Sorry for the crappityness of the review, but this is majorly intense, Jess. I love it all so far. Initially when I started reading, I was wondering where you were going to take us and what the story is because you've already given away the fact that Miles is dead (unless this is a time-turner fic and he comes back to have Snape's love-child ;p), but as I was reading, I because very interested in this journey you were taking us on. I LOVE Adrian, and I love the fact that he really doesn't like Miles, sees all his flaws and yet ... that's his lover he's burying. I already want Samuel and ... uh ... Mr Pucey to die very painful deaths. Samuel, I hope, at the end of a red hot poker, Pucey can be beaten up by Grawp or some ninja house elves - something horrible and painful.

Great story, and I look forward to part twp. ~Carole~

Author's Response:

It's so weird, seeing your reactions as the story is only 1/3 the way through, because there is so much more to the characters that you won't know until the next chapter. I guess this story doesn't feel like it has that violent a turn in direction to because I always knew how it would end.

I won't lie, Adrian has a bit more of me in him than I had intended, but mostly that he brushes off the bad things that happen to him with a 'sh!t happens' attitude and carries on. He is, however, a much kinder soul than me, so even though Miles was a complete twat to him, Adrian went to the other boy's funeral regardless. I have a soft spot for Slytherins with good moral fibre.

Thank youuuuuu for visiting, Croll. I won't say you'll enjoy the next chapter, but it will be enlightening. *hugs*


Name: hestiajones (Signed) · Date: 09/04/12 8:44 · For: Chapter 1
Er ... Why does this not have any other reviews? I am perplexed. People, come out of the damn closet!

Anyway, Miles and Adrian. How many times were they even mentioned in the books? :D But that's what's great about these characters, isn't it? You have a canon network that you can play with whichever way you want, but one who is deemed a good fanfic author is one who does that well. And you have so far!

This story is not pretty. Neither are the characters. It's not one designed to make the readers fall in love or make them think that - hey, life is beautiful. Because it often isn't. You haven't wasted any time establishing a dark, uncomfortable and unpleasant mood.

The characterisation shows promise as of now; the plot is still very raw. I am trying to figure out how the rest of the story is going to pan out. But what you have given us so far has me caught, and I eagerly await the update.

Welcome back to writing!


Author's Response:

I feel like I've lived with these two for so long, because I've always had head canon for them both.
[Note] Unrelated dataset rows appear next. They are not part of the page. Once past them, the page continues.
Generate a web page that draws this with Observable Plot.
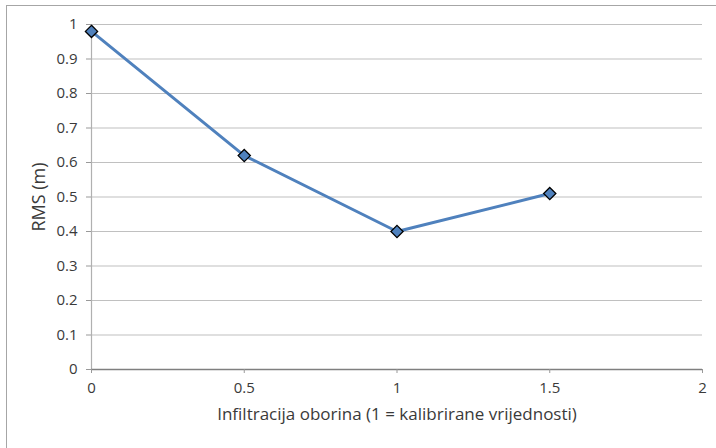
<!DOCTYPE html>
<html>
<head>
<meta charset="utf-8">
<script src="https://cdn.jsdelivr.net/npm/d3@7"></script>
<script src="https://cdn.jsdelivr.net/npm/@observablehq/plot@0.6"></script>
<style>
  html, body { margin: 0; padding: 0; background: #fff; }
  #chart { position: relative; width: 716px; height: 448px; }
  #frame { position: absolute; left: 6px; top: 5px; width: 720px; height: 460px; border: 1px solid #a6a6a6; box-sizing: border-box; pointer-events: none; }
</style>
</head>
<body>
<div id="chart"><div id="frame"></div></div>
<script>
const infiltration = [0, 0.5, 1, 1.5];
const rms = [0.98, 0.62, 0.40, 0.51];
const xTicks = [0, 0.5, 1, 1.5, 2];
const yTicks = [0, 0.1, 0.2, 0.3, 0.4, 0.5, 0.6, 0.7, 0.8, 0.9, 1];
const xTitle = "Infiltracija oborina (1 = kalibrirane vrijednosti)";
const yTitle = "RMS (m)";

const data = infiltration.map((x, i) => ({x, y: rms[i]}));
const font = "Open Sans, Liberation Sans, sans-serif";

const plot = Plot.plot({
  width: 716,
  height: 448,
  marginLeft: 91,
  marginRight: 14,
  marginTop: 24,
  marginBottom: 79,
  style: {fontFamily: font, fontSize: "15px", color: "#3a3a3a", background: "transparent"},
  x: {domain: [0, 2]},
  y: {domain: [0, 1]},
  marks: [
    Plot.ruleY(yTicks.filter(d => d > 0), {stroke: "#c0c0c0", strokeWidth: 1.2}),
    Plot.ruleX([0], {stroke: "#b0b0b0", strokeWidth: 1.2}),
    Plot.ruleY([0], {stroke: "#7f7f7f", strokeWidth: 1.5}),
    Plot.axisX({ticks: xTicks, tickFormat: d => String(d), tickSize: 4, tickPadding: 9, stroke: "#999", fontSize: 15,
      label: null}),
    Plot.axisX({ticks: [], label: xTitle, labelAnchor: "center", labelOffset: 50, labelArrow: "none", fontSize: 17}),
    Plot.axisY({ticks: yTicks, tickFormat: d => String(d), tickSize: 5, tickPadding: 9, stroke: "#999", fontSize: 15,
      label: null}),
    Plot.axisY({ticks: [], label: yTitle, labelAnchor: "center", labelOffset: 59, labelArrow: "none", fontSize: 18}),
    Plot.line(data, {x: "x", y: "y", stroke: "#4f81bd", strokeWidth: 3}),
    Plot.dot(data, {x: "x", y: "y", symbol: "diamond2", r: 5.5, fill: "#4f81bd", stroke: "#000", strokeWidth: 1.3})
  ]
});
document.getElementById("chart").prepend(plot);
</script>
</body>
</html>
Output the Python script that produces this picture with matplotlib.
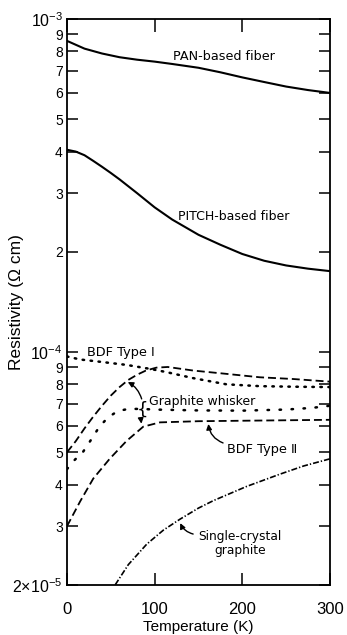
import matplotlib
matplotlib.use('Agg')
import matplotlib.pyplot as plt
from matplotlib.ticker import NullLocator

# --- data (T in K, resistivity in ohm cm) ---
pan_t = [0, 20, 40, 60, 80, 100, 120, 150, 175, 200, 225, 250, 275, 300]
pan_r = [8.6e-4, 8.15e-4, 7.88e-4, 7.68e-4, 7.55e-4, 7.45e-4, 7.33e-4, 7.14e-4,
         6.92e-4, 6.68e-4, 6.47e-4, 6.27e-4, 6.12e-4, 6.0e-4]

pitch_t = [0, 10, 20, 30, 40, 50, 60, 80, 100, 120, 150, 175, 200, 225, 250, 275, 300]
pitch_r = [4.05e-4, 4.0e-4, 3.9e-4, 3.75e-4, 3.6e-4, 3.45e-4, 3.3e-4, 3.0e-4, 2.72e-4,
           2.5e-4, 2.25e-4, 2.1e-4, 1.97e-4, 1.88e-4, 1.82e-4, 1.78e-4, 1.75e-4]

bdf1_t = [0, 15, 38, 68, 95, 114, 144, 182, 220, 258, 300]
bdf1_r = [9.7e-5, 9.5e-5, 9.35e-5, 9.15e-5, 8.9e-5, 8.7e-5, 8.35e-5, 8.0e-5, 7.9e-5, 7.87e-5, 7.85e-5]

# upper dashed curve
dash_up_t = [0, 10, 20, 30, 40, 50, 60, 70, 80, 90, 102, 115, 144, 182, 220, 258, 300]
dash_up_r = [5.0e-5, 5.4e-5, 5.9e-5, 6.4e-5, 6.9e-5, 7.4e-5, 7.85e-5, 8.25e-5, 8.55e-5, 8.8e-5,
             8.98e-5, 9.02e-5, 8.8e-5, 8.6e-5, 8.4e-5, 8.3e-5, 8.15e-5]

# middle dotted curve
dot_mid_t = [0, 9, 18, 28, 37, 47, 58, 70, 85, 100, 150, 200, 250, 280, 300]
dot_mid_r = [4.45e-5, 4.75e-5, 5.0e-5, 5.48e-5, 5.97e-5, 6.37e-5, 6.65e-5, 6.75e-5, 6.75e-5,
             6.72e-5, 6.68e-5, 6.67e-5, 6.72e-5, 6.8e-5, 6.9e-5]

# lower dashed curve
dash_lo_t = [0, 15, 30, 49, 68, 87, 106, 150, 200, 250, 300]
dash_lo_r = [3.0e-5, 3.56e-5, 4.17e-5, 4.79e-5, 5.41e-5, 5.97e-5, 6.15e-5, 6.2e-5, 6.22e-5,
             6.24e-5, 6.26e-5]

sc_t = [55, 70, 91, 110, 129, 150, 167, 205, 243, 270, 300]
sc_r = [2.0e-5, 2.3e-5, 2.65e-5, 2.92e-5, 3.15e-5, 3.4e-5, 3.58e-5, 3.95e-5, 4.3e-5, 4.55e-5, 4.78e-5]

ytick_vals = [1e-3, 9e-4, 8e-4, 7e-4, 6e-4, 5e-4, 4e-4, 3e-4, 2e-4,
              1e-4, 9e-5, 8e-5, 7e-5, 6e-5, 5e-5, 4e-5, 3e-5, 2e-5]
ytick_labels = [r'$\mathregular{10^{-3}}$', '9', '8', '7', '6', '5', '4', '3', '2',
                r'$\mathregular{10^{-4}}$', '9', '8', '7', '6', '5', '4', '3',
                r'$\mathregular{2{\times}10^{-5}}$']
xtick_vals = [0, 100, 200, 300]

fig = plt.figure(figsize=(3.47, 6.35), dpi=100)
ax = fig.add_axes([0.193, 0.079, 0.758, 0.891])
ax.set_yscale('log')
ax.set_xlim(0, 300)
ax.set_ylim(2e-5, 1e-3)

k = 'black'
ax.plot(pan_t, pan_r, color=k, lw=1.5)
ax.plot(pitch_t, pitch_r, color=k, lw=1.5)
ax.plot(bdf1_t, bdf1_r, color=k, lw=1.8, linestyle=(0, (0.6, 2.6)), dash_capstyle='round')
ax.plot(dash_up_t, dash_up_r, color=k, lw=1.3, linestyle=(0, (4.4, 2.2)))
ax.plot(dot_mid_t, dot_mid_r, color=k, lw=1.8, linestyle=(0, (0.6, 4.2)), dash_capstyle='round')
ax.plot(dash_lo_t, dash_lo_r, color=k, lw=1.3, linestyle=(0, (4.4, 2.2)))
ax.plot(sc_t, sc_r, color=k, lw=1.2, linestyle=(0, (3.6, 1.2, 0.8, 1.2)))

# ticks
ax.yaxis.set_minor_locator(NullLocator())
ax.set_yticks(ytick_vals)
ax.set_yticklabels(ytick_labels, family='Liberation Sans')
for v, lab in zip(ytick_vals, ax.get_yticklabels()):
    lab.set_fontsize(11.5 if v in (1e-3, 1e-4, 2e-5) else 10)
ax.set_xticks(xtick_vals)
ax.set_xticklabels([str(v) for v in xtick_vals], family='Liberation Sans', fontsize=12)
ax.tick_params(axis='y', which='both', direction='in', left=True, right=True, length=8, width=1.1, pad=3)
ax.tick_params(axis='x', which='both', direction='in', top=True, bottom=True, length=9, width=1.1, pad=12)
for s in ax.spines.values():
    s.set_linewidth(1.3)

ax.set_xlabel('Temperature (K)', family='Liberation Sans', fontsize=11)
ax.xaxis.set_label_coords(0.5, -0.062)
ax.set_ylabel('Resistivity (Ω cm)', family='Liberation Sans', fontsize=12.5)
ax.yaxis.set_label_coords(-0.165, 0.5)

# labels on the curves
ax.text(121, 7.52e-4, 'PAN-based fiber', fontsize=9.2, va='baseline')
ax.text(126.6, 2.5e-4, 'PITCH-based fiber', fontsize=9, va='baseline')
ax.text(22.8, 9.97e-5, 'BDF Type Ⅰ', fontsize=9.3, va='center')
ax.text(93.5, 7.1e-5, 'Graphite whisker', fontsize=9, va='center')
ax.text(182, 5.1e-5, 'BDF Type Ⅱ', fontsize=9.3, va='center')
ax.text(197, 2.67e-5, 'Single-crystal\ngraphite', fontsize=8.8, va='center', ha='center',
        linespacing=1.1)

ax.text(86, 6.7e-5, '{', fontsize=13, va='center', ha='center')
arr = dict(arrowstyle='-|>', color=k, lw=1.0, mutation_scale=8)
ax.annotate('', xy=(66.5, 8.2e-5), xytext=(86, 7.1e-5),
            arrowprops=dict(arr, connectionstyle='arc3,rad=0.25'))
ax.annotate('', xy=(85.5, 5.98e-5), xytext=(85, 6.35e-5),
            arrowprops=dict(arr, connectionstyle='arc3,rad=0.1'))
ax.annotate('', xy=(161, 6.2e-5), xytext=(181, 5.3e-5),
            arrowprops=dict(arr, connectionstyle='arc3,rad=-0.35'))
ax.annotate('', xy=(128, 3.12e-5), xytext=(147, 2.83e-5),
            arrowprops=dict(arr, connectionstyle='arc3,rad=-0.3'))

fig.savefig('out.png', dpi=100)
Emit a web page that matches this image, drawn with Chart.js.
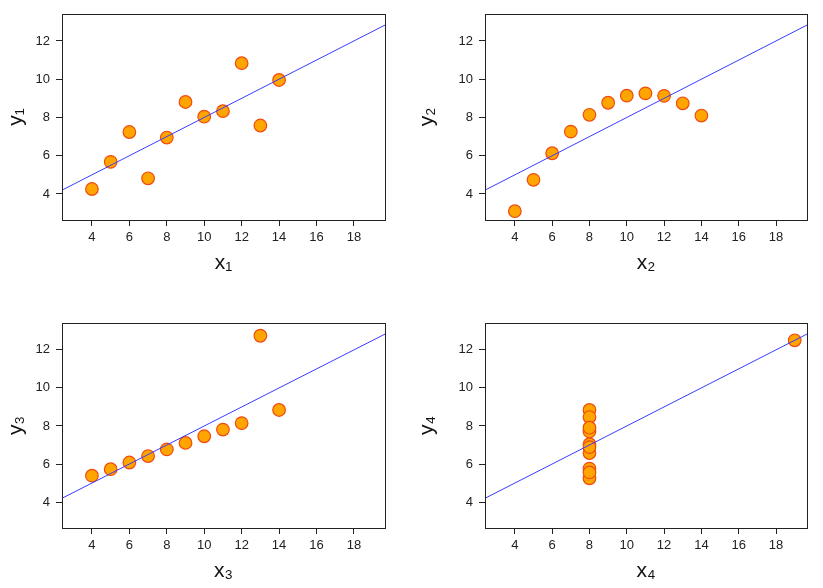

Adrian's is less unpleasant than Miles's, but both of these boys have a story to tell.

It's almost surreal for me to see someone read this, not knowing what I know about how it ends. It feels like it's cast in a different light than it is in my head, and I do wonder what sort of epiphany will happen once the fic progresses to the next stage.

In a couple ways, Adrian isn't that much different than Harry. Both of them had s*** childhoods, but they take these things in stride and look for better things. Miles...is a different story, one you will see in full force next chapter.

Thanks for reading and reviewing, and it feels good to be back!